Tuesday, 2 June 2015

Exploring the Cosmos: Life in Universe; Search for Extraterrestrial Life

Are earthlings the only life-form in the Universe? This is an enduring theme that must be addressed but the answer is proving surprisingly difficult to find. With hundreds of billions of galaxies, each containing billions of stars with a good fraction of them having their own planetary systems, it would seem that life should be much in abundance.  Until now, there is no evidence that life is present outside the Earth.  But as they say - "Absence of evidence is not the same as the evidence for absence".

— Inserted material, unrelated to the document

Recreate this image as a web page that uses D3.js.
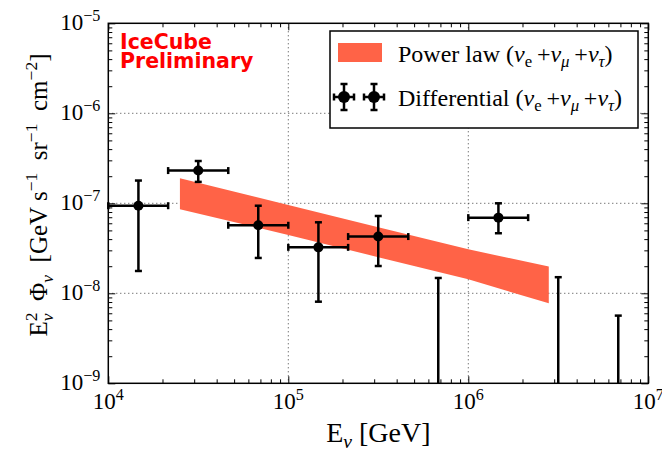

In my talk in February 2010, I had looked at the question of search for extraterrestrial life.  It is a complex subject and the following slides of my talk will address the question in a detailed manner.  Post scripts will bring up the more recent developments.  These have increased the sensitivity of detection but the final conclusions remain the same - there is no evidence of life outside of the Earth thus far.
Most life on Earth is carbon based and derives energy from the Sun.  The main constituents of life on Earth are elements which are also the most abundant elements in the Universe.
The life, as we know it, survives in an environment whose parameters can only vary within a very restricted range.  Water is considered essential. Ambient temperature, availability of nutrients and many other factors have
to be correct for life.  In the solar system, there is a region containing Earth, where life is considered possible - so called habitable zone. Search for extraterrestrial life is to some extent a search for habitable zones in other star systems.


Life form interacts with the surrounding atmosphere and environment to harness and use energy for survival.  This modifies the constitution of the atmosphere  - for example, on the Earth, the atmosphere contains a complicated mixture of gases not found in the case of Mars and Venus.
It is believed that an indication of the presence of life might be inferred from a study of the atmosphere of extraterrestrial planets and lot of effort is invested in this pursuit.

While, we have not found any evidence of life elsewhere, nobody else has tried to contact us either (at least that is what we think). We are talking of intelligent, highly technologically developed life here.  Obviously, primitive life, microbial or less technologically advanced, will not communicate efficiently.






























Much progress has been made since 2010 in the exploration of Mars and in the search for exoplanets.  It is now possible to detect water on some exoplanets and study the atmosphere in favourable cases.  

There is also opinion about sending messages in space declaring our existence.  This has met with lot of criticism in the sense that an aggressive civilisation, if it exits and is technologically much more advanced than we are, might wish to control us.  

Search for extraterrestrial life is a fascinating subject and I am sure you will be following the future developments with interest.  Thanks for reading.